__WHAT TO PRODUCE__
Return all the data below as it stands, minus the pictures.

__SUPPLIED MATERIAL__
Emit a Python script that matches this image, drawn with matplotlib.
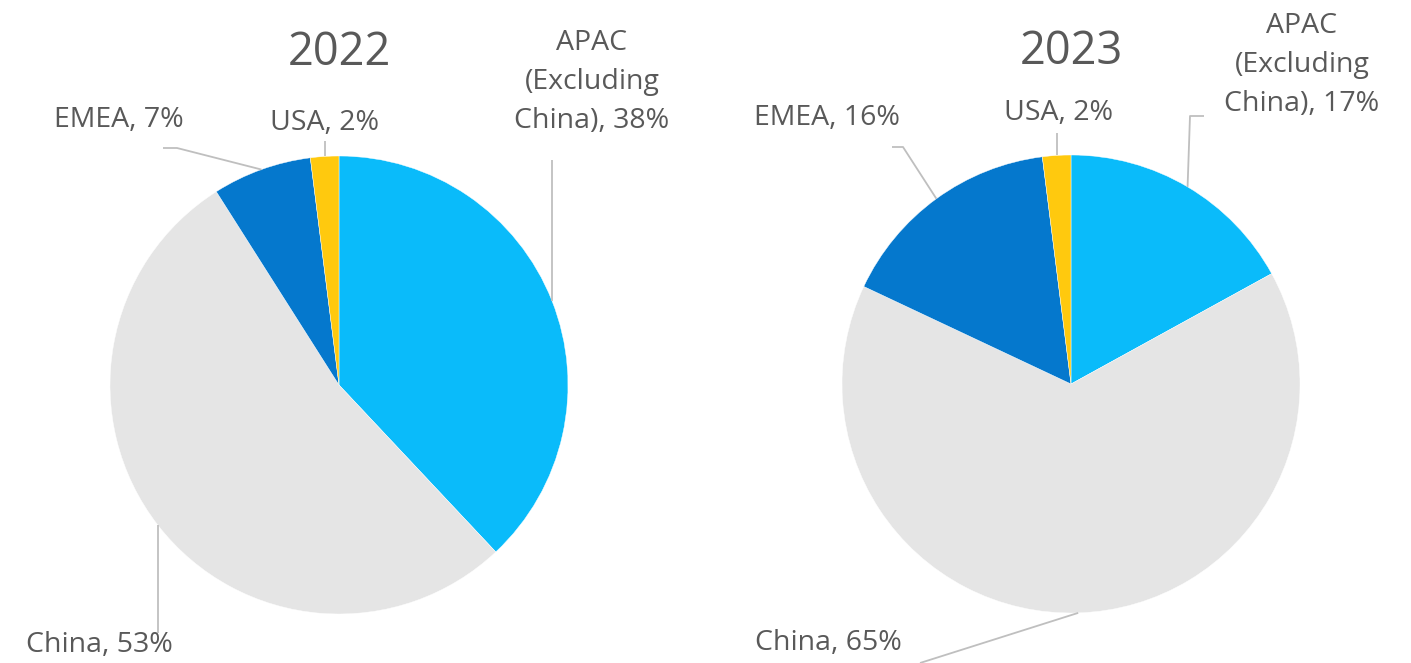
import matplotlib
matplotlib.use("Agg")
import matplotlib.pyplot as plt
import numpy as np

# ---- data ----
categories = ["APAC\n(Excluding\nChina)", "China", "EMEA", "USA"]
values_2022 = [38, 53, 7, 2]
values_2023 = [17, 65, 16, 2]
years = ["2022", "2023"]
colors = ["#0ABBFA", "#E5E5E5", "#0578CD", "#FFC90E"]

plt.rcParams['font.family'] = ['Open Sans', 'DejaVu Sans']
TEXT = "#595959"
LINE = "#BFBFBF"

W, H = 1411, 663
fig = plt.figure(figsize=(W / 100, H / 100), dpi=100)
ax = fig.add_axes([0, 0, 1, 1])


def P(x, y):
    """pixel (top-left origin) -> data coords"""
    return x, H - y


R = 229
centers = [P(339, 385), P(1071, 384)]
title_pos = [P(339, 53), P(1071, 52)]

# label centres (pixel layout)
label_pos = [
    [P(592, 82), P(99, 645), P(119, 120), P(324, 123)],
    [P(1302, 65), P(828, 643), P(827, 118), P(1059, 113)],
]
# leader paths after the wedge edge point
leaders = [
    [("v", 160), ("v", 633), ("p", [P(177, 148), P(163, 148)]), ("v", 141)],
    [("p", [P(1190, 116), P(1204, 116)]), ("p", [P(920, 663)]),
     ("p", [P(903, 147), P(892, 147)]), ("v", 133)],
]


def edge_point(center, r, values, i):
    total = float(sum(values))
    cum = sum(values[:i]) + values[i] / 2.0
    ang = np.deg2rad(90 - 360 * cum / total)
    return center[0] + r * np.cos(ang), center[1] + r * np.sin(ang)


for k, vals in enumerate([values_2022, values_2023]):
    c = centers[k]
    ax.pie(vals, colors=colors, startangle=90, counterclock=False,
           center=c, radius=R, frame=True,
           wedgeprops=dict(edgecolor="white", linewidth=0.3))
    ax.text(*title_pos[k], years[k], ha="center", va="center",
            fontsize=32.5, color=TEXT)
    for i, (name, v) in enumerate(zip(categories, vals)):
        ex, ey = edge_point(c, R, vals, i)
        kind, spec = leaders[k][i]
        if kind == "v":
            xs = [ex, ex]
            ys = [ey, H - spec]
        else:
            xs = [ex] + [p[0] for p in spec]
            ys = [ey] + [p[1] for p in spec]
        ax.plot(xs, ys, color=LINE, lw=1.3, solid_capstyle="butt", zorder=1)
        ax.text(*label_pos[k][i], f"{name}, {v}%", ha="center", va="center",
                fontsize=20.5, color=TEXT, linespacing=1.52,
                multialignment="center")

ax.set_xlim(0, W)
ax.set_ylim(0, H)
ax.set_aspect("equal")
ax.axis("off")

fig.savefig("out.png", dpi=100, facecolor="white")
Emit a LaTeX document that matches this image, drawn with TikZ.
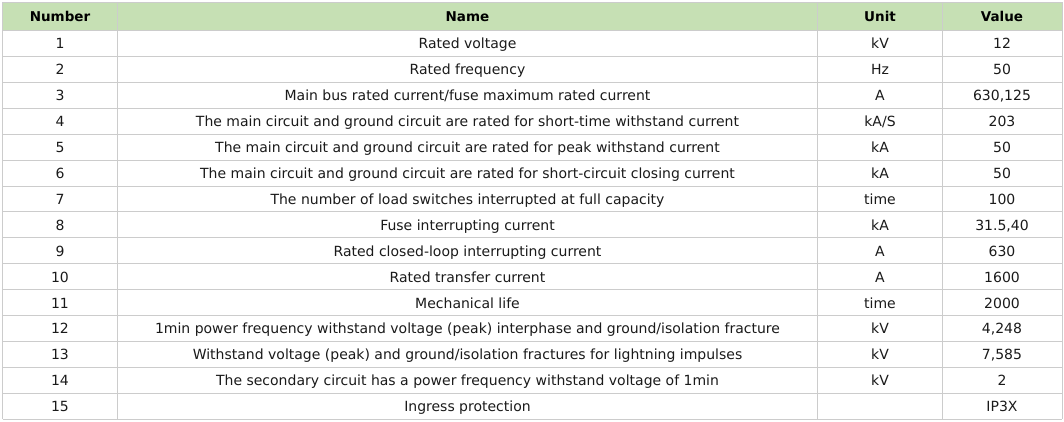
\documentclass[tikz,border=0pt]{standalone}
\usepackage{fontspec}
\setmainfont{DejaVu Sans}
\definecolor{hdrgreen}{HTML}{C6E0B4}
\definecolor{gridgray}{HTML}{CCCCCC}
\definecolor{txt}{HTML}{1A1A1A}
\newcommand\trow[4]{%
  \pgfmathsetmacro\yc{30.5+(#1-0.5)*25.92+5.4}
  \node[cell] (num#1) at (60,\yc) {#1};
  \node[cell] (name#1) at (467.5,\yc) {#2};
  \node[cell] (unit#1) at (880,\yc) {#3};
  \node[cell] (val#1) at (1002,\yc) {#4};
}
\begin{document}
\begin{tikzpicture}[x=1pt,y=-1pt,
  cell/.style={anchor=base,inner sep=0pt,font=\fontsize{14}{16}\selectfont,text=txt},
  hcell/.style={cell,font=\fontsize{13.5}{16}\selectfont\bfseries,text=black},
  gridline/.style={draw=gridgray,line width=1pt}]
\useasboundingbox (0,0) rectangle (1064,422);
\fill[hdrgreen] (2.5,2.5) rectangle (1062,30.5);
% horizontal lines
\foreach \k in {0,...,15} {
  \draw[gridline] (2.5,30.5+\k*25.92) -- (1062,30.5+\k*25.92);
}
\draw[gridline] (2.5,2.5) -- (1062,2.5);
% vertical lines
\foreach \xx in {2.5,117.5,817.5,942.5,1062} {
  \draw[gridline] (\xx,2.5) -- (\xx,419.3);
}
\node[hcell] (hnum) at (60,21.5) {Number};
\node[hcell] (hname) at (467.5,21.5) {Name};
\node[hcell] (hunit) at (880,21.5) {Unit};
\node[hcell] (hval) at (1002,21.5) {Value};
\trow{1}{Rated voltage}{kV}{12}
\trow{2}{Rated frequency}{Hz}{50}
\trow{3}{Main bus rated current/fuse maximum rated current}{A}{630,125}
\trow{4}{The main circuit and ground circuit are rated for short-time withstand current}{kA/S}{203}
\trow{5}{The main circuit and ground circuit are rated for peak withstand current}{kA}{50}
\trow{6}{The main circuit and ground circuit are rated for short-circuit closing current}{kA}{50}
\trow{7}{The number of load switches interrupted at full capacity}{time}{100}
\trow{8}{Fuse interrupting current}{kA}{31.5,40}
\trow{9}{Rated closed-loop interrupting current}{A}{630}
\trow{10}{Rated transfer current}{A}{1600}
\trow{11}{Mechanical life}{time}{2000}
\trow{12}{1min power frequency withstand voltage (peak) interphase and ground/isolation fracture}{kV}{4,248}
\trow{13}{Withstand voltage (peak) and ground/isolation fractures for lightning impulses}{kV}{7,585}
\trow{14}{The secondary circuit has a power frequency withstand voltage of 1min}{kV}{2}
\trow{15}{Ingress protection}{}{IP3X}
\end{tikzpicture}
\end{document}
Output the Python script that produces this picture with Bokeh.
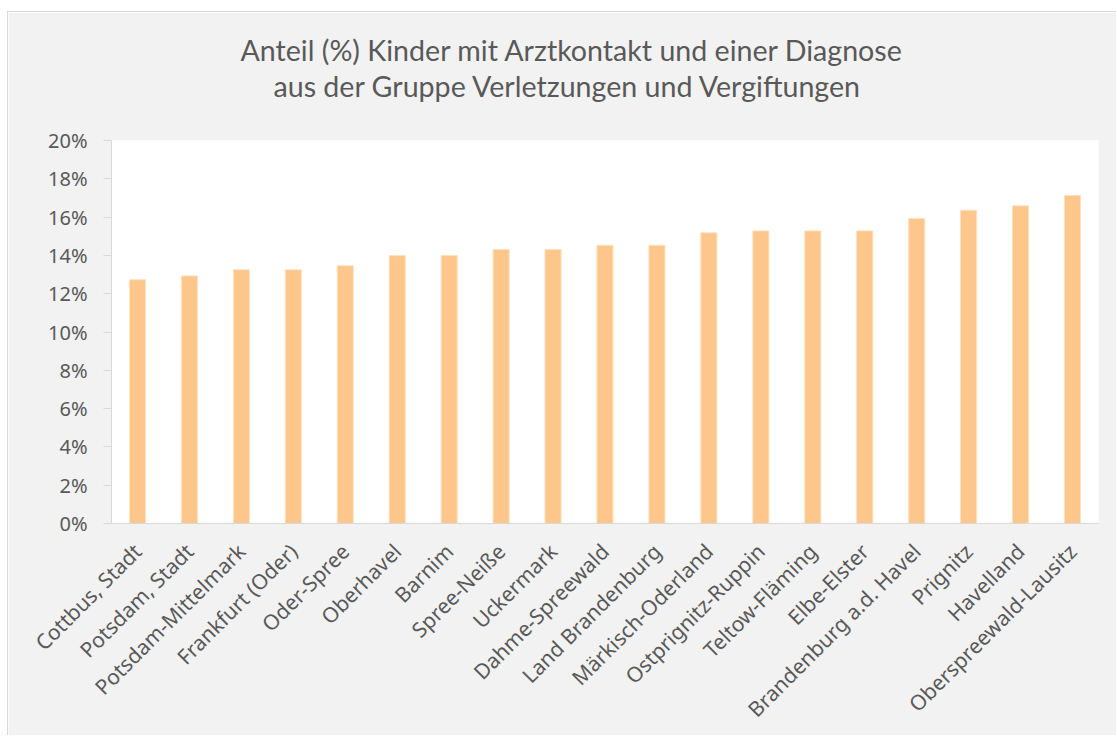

__SOLUTION FOR THIS EXERCISE__
Emit a Python script that matches this image, drawn with matplotlib.
import matplotlib
matplotlib.use("Agg")
import matplotlib.pyplot as plt
import numpy as np

# ---- data ----
categories = ["APAC\n(Excluding\nChina)", "China", "EMEA", "USA"]
values_2022 = [38, 53, 7, 2]
values_2023 = [17, 65, 16, 2]
years = ["2022", "2023"]
colors = ["#0ABBFA", "#E5E5E5", "#0578CD", "#FFC90E"]

plt.rcParams['font.family'] = ['Open Sans', 'DejaVu Sans']
TEXT = "#595959"
LINE = "#BFBFBF"

W, H = 1411, 663
fig = plt.figure(figsize=(W / 100, H / 100), dpi=100)
ax = fig.add_axes([0, 0, 1, 1])


def P(x, y):
    """pixel (top-left origin) -> data coords"""
    return x, H - y


R = 229
centers = [P(339, 385), P(1071, 384)]
title_pos = [P(339, 53), P(1071, 52)]

# label centres (pixel layout)
label_pos = [
    [P(592, 82), P(99, 645), P(119, 120), P(324, 123)],
    [P(1302, 65), P(828, 643), P(827, 118), P(1059, 113)],
]
# leader paths after the wedge edge point
leaders = [
    [("v", 160), ("v", 633), ("p", [P(177, 148), P(163, 148)]), ("v", 141)],
    [("p", [P(1190, 116), P(1204, 116)]), ("p", [P(920, 663)]),
     ("p", [P(903, 147), P(892, 147)]), ("v", 133)],
]


def edge_point(center, r, values, i):
    total = float(sum(values))
    cum = sum(values[:i]) + values[i] / 2.0
    ang = np.deg2rad(90 - 360 * cum / total)
    return center[0] + r * np.cos(ang), center[1] + r * np.sin(ang)


for k, vals in enumerate([values_2022, values_2023]):
    c = centers[k]
    ax.pie(vals, colors=colors, startangle=90, counterclock=False,
           center=c, radius=R, frame=True,
           wedgeprops=dict(edgecolor="white", linewidth=0.3))
    ax.text(*title_pos[k], years[k], ha="center", va="center",
            fontsize=32.5, color=TEXT)
    for i, (name, v) in enumerate(zip(categories, vals)):
        ex, ey = edge_point(c, R, vals, i)
        kind, spec = leaders[k][i]
        if kind == "v":
            xs = [ex, ex]
            ys = [ey, H - spec]
        else:
            xs = [ex] + [p[0] for p in spec]
            ys = [ey] + [p[1] for p in spec]
        ax.plot(xs, ys, color=LINE, lw=1.3, solid_capstyle="butt", zorder=1)
        ax.text(*label_pos[k][i], f"{name}, {v}%", ha="center", va="center",
                fontsize=20.5, color=TEXT, linespacing=1.52,
                multialignment="center")

ax.set_xlim(0, W)
ax.set_ylim(0, H)
ax.set_aspect("equal")
ax.axis("off")

fig.savefig("out.png", dpi=100, facecolor="white")
Emit a LaTeX document that matches this image, drawn with TikZ.
\documentclass[tikz,border=0pt]{standalone}
\usepackage{fontspec}
\setmainfont{DejaVu Sans}
\definecolor{hdrgreen}{HTML}{C6E0B4}
\definecolor{gridgray}{HTML}{CCCCCC}
\definecolor{txt}{HTML}{1A1A1A}
\newcommand\trow[4]{%
  \pgfmathsetmacro\yc{30.5+(#1-0.5)*25.92+5.4}
  \node[cell] (num#1) at (60,\yc) {#1};
  \node[cell] (name#1) at (467.5,\yc) {#2};
  \node[cell] (unit#1) at (880,\yc) {#3};
  \node[cell] (val#1) at (1002,\yc) {#4};
}
\begin{document}
\begin{tikzpicture}[x=1pt,y=-1pt,
  cell/.style={anchor=base,inner sep=0pt,font=\fontsize{14}{16}\selectfont,text=txt},
  hcell/.style={cell,font=\fontsize{13.5}{16}\selectfont\bfseries,text=black},
  gridline/.style={draw=gridgray,line width=1pt}]
\useasboundingbox (0,0) rectangle (1064,422);
\fill[hdrgreen] (2.5,2.5) rectangle (1062,30.5);
% horizontal lines
\foreach \k in {0,...,15} {
  \draw[gridline] (2.5,30.5+\k*25.92) -- (1062,30.5+\k*25.92);
}
\draw[gridline] (2.5,2.5) -- (1062,2.5);
% vertical lines
\foreach \xx in {2.5,117.5,817.5,942.5,1062} {
  \draw[gridline] (\xx,2.5) -- (\xx,419.3);
}
\node[hcell] (hnum) at (60,21.5) {Number};
\node[hcell] (hname) at (467.5,21.5) {Name};
\node[hcell] (hunit) at (880,21.5) {Unit};
\node[hcell] (hval) at (1002,21.5) {Value};
\trow{1}{Rated voltage}{kV}{12}
\trow{2}{Rated frequency}{Hz}{50}
\trow{3}{Main bus rated current/fuse maximum rated current}{A}{630,125}
\trow{4}{The main circuit and ground circuit are rated for short-time withstand current}{kA/S}{203}
\trow{5}{The main circuit and ground circuit are rated for peak withstand current}{kA}{50}
\trow{6}{The main circuit and ground circuit are rated for short-circuit closing current}{kA}{50}
\trow{7}{The number of load switches interrupted at full capacity}{time}{100}
\trow{8}{Fuse interrupting current}{kA}{31.5,40}
\trow{9}{Rated closed-loop interrupting current}{A}{630}
\trow{10}{Rated transfer current}{A}{1600}
\trow{11}{Mechanical life}{time}{2000}
\trow{12}{1min power frequency withstand voltage (peak) interphase and ground/isolation fracture}{kV}{4,248}
\trow{13}{Withstand voltage (peak) and ground/isolation fractures for lightning impulses}{kV}{7,585}
\trow{14}{The secondary circuit has a power frequency withstand voltage of 1min}{kV}{2}
\trow{15}{Ingress protection}{}{IP3X}
\end{tikzpicture}
\end{document}
Output the Python script that produces this picture with Bokeh.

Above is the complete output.